Orfani – Ringo n. 3: Città aperta – Recensione
Pubblicato il 16 Dicembre 2014 alle 23:18
“Un mondo che divora i suoi figli, non è un mondo che vale la pena di salvare.” Mentre abbraccia il suo nuovo ruolo di padre, Ringo e i suoi tre giovani compagni, Seba, Rosa e Nuè, giungono in una lugubre Roma post-apocalittica, braccati dai Corvi, circondati da mostruosi reietti e diretti verso il Vaticano dominato dalla misteriosa Signora.
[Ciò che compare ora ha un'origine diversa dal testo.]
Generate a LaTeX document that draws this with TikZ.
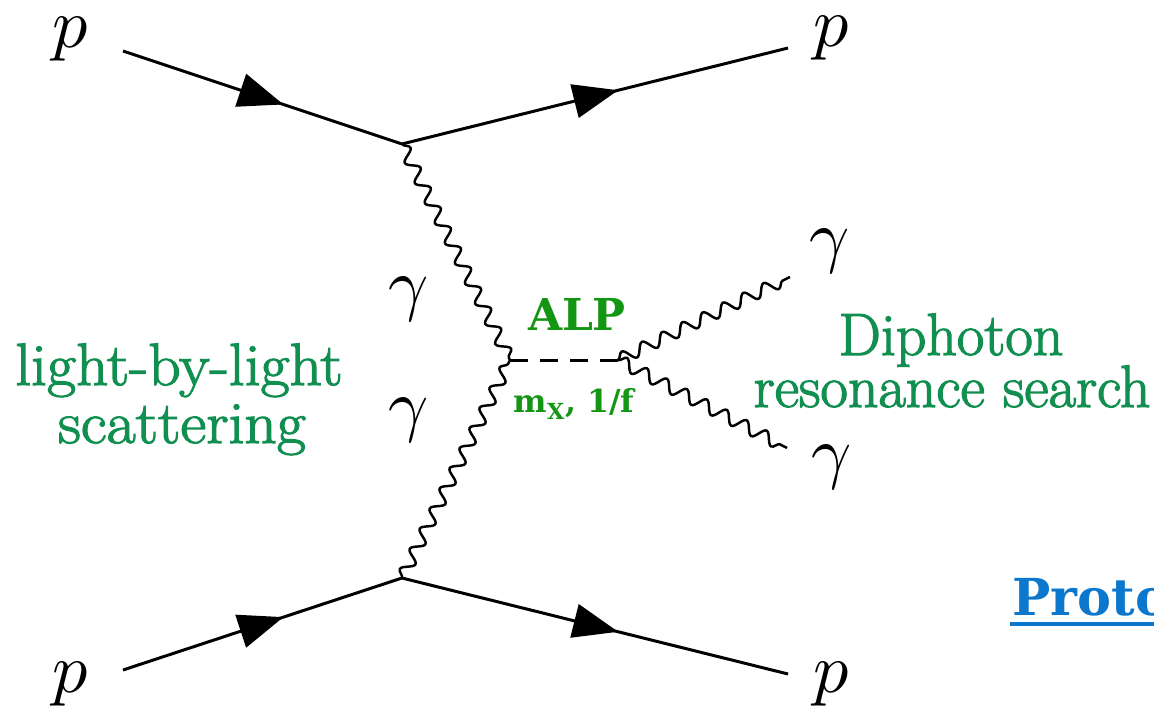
\documentclass[tikz,border=0pt]{standalone}
\usepackage{unicode-math}
\setmathfont{Latin Modern Math}
\newfontfamily\gfont{Latin Modern Roman}[FakeBold=2]
\newfontfamily\gfontwide{Latin Modern Roman}[FakeBold=2, FakeStretch=1.06]
\newfontfamily\slabfont{DejaVu Serif}
\usetikzlibrary{arrows.meta,decorations.markings,decorations.pathmorphing}
\definecolor{lblgreen}{RGB}{16,143,80}
\definecolor{alpgreen}{RGB}{20,150,20}
\definecolor{protoblue}{RGB}{12,120,205}
\tikzset{
  fermion/.style={line width=1.7pt, postaction={decorate},
    decoration={markings, mark=at position #1 with {\arrow{Triangle[length=0.9cm,width=0.68cm]}}}},
  photon/.style={line width=1.4pt, decorate,
    decoration={snake, segment length=0.45cm, amplitude=0.12cm}},
  scalar/.style={line width=1.7pt, dash pattern=on 0.36cm off 0.24cm},
  plab/.style={font=\fontsize{40}{44}\selectfont, inner sep=0pt},
  glab/.style={font=\fontsize{34}{38}\selectfont\gfont, text=lblgreen, inner sep=0pt, anchor=base},
  glabw/.style={font=\fontsize{34}{38}\selectfont\gfontwide, text=lblgreen, inner sep=0pt, anchor=base},
}
\begin{document}
\begin{tikzpicture}[x=0.02cm,y=-0.02cm]
\useasboundingbox (0,0) rectangle (1154,711);
\clip (0,0) rectangle (1154,711);
% vertices
\coordinate (vt) at (402,144);
\coordinate (vb) at (402,578);
\coordinate (vl) at (510,360);
\coordinate (vr) at (618,360);
% external ends
\coordinate (inT) at (123,51);
\coordinate (outT) at (788,48);
\coordinate (inB) at (123,670);
\coordinate (outB) at (788,674);
\coordinate (gU) at (790,277);
\coordinate (gD) at (787,448);
% fermions
\draw[fermion=0.575] (inT) -- (vt);
\draw[fermion=0.56] (vt) -- (outT);
\draw[fermion=0.575] (inB) -- (vb);
\draw[fermion=0.56] (vb) -- (outB);
% photons
\draw[photon] (vt) -- (vl);
\draw[photon] (vb) -- (vl);
\draw[photon] (vr) -- (gU);
\draw[photon] (vr) -- (gD);
% ALP
\draw[scalar] (vl) -- (vr);
% particle labels
\node[plab] (pTL) at (71,39) {$p$};
\node[plab] (pBL) at (71,684) {$p$};
\node[plab] (pTR) at (832,38) {$p$};
\node[plab] (pBR) at (832,684) {$p$};
\node[plab] (gamL1) at (409,300) {$\gamma$};
\node[plab] (gamL2) at (409,421) {$\gamma$};
\node[plab] (gamR1) at (830,252) {$\gamma$};
\node[plab] (gamR2) at (832,468) {$\gamma$};
% ALP labels
\node[font=\fontsize{25}{28}\selectfont\slabfont\bfseries, text=alpgreen, anchor=base, inner sep=0pt] (alp) at (577,330) {ALP};
\node[font=\fontsize{18}{22}\selectfont\slabfont\bfseries, text=alpgreen, anchor=base, inner sep=0pt] (mx) at (574,412) {m\textsubscript{X}, 1/f};
% green annotations
\node[glabw] (lbl1) at (179,385) {light-by-light};
\node[glabw] (lbl2) at (182,443) {scattering};
\node[glab] (dip1) at (951,355) {Diphoton};
\node[glab] (dip2) at (952,407) {resonance search};
% proton label cut at edge
\node[font=\fontsize{29}{32}\selectfont\slabfont\bfseries, text=protoblue, anchor=base west, inner sep=0pt] (proto) at (1012,615) {Proto};
\draw[protoblue, line width=2.2pt] (1010,624) -- (1160,624);
\end{tikzpicture}
\end{document}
Giovani speranze del domani e adulti che ne distruggono il futuro. Per questo Natale, Roberto Recchioni regala ai suoi lettori la miglior sceneggiatura realizzata finora su Orfani, la serie di fantascienza Bonelli concepita insieme all’ideatore grafico Emiliano Mammucari. Il viaggio dei protagonisti attraverso l’Italia devastata dal “grande bagliore” giunge a Roma, città d’appartenenza dell’autore che cita, nel titolo della storia, il capolavoro cinematografico di Roberto Rossellini sulle vicende di alcuni membri della resistenza contro l’occupazione nazifascista della capitale.
La storia è incentrata su uno dei temi più importanti di questa seconda stagione, una metafora sul rapporto tra giovani e adulti, genitori e figli, una riflessione sul domani strappato alle nuove generazioni. La relazione tra Ringo e i tre nuovi orfani, Seba, Rosa e Nuè, giunge ad un punto di svolta e vediamo l’ex-pistolero comportarsi come un padre protettivo ma anche come educatore severissimo, addirittura disempatico.
La visione decadente di Roma fornita dallo sceneggiatore è tradotta dai disegni di un Carlo Ambrosini magistrale, al suo esordio sulla serie, collaboratore di lunga data della Bonelli e su Dylan Dog in particolare, attualmente proprio sotto la cura editoriale di Recchioni. L’illustratore raffigura alcuni dei luoghi più caratteristici della capitale trasformati in autentiche “trappole per turisti” dove predoni mostruosi, grotteschi, sporcati dalle chine, attendono il viandante da derubare e violentare.
Su tutto domina un Vaticano matriarcale, controllato dalla Signora, personificazione di una madre Chiesa ipocrita, la cui funzione salvifica cela scopi abbietti che tendono al possesso, alla sottomissione e alla violazione dell’innocenza dei suoi figli. Giovanna Niro getta un fascio di luce suggestiva sulla Pietà michelangiolesca scolpita da Ambrosini cui si contrappone concettualmente la glaciale professoressa Juric, madre crudele che si accanisce sui Corvi riportandoli in vita in un tormento infinito.
Al termine della consueta spirale di violenza e splatter, nella quale trova spazio solo una timida parentesi di eros, Ringo mostra la sua vera natura alla luce di un tramonto rosso sangue, in una delle più belle splash-pages viste sulle pagine di Orfani, vetta grafica dell’albo in cui il protagonista appare deformato da odio e rabbia, spaventoso, minaccioso, irrimediabilmente dannato ma anche in cerca di redenzione attraverso i suoi figli putativi.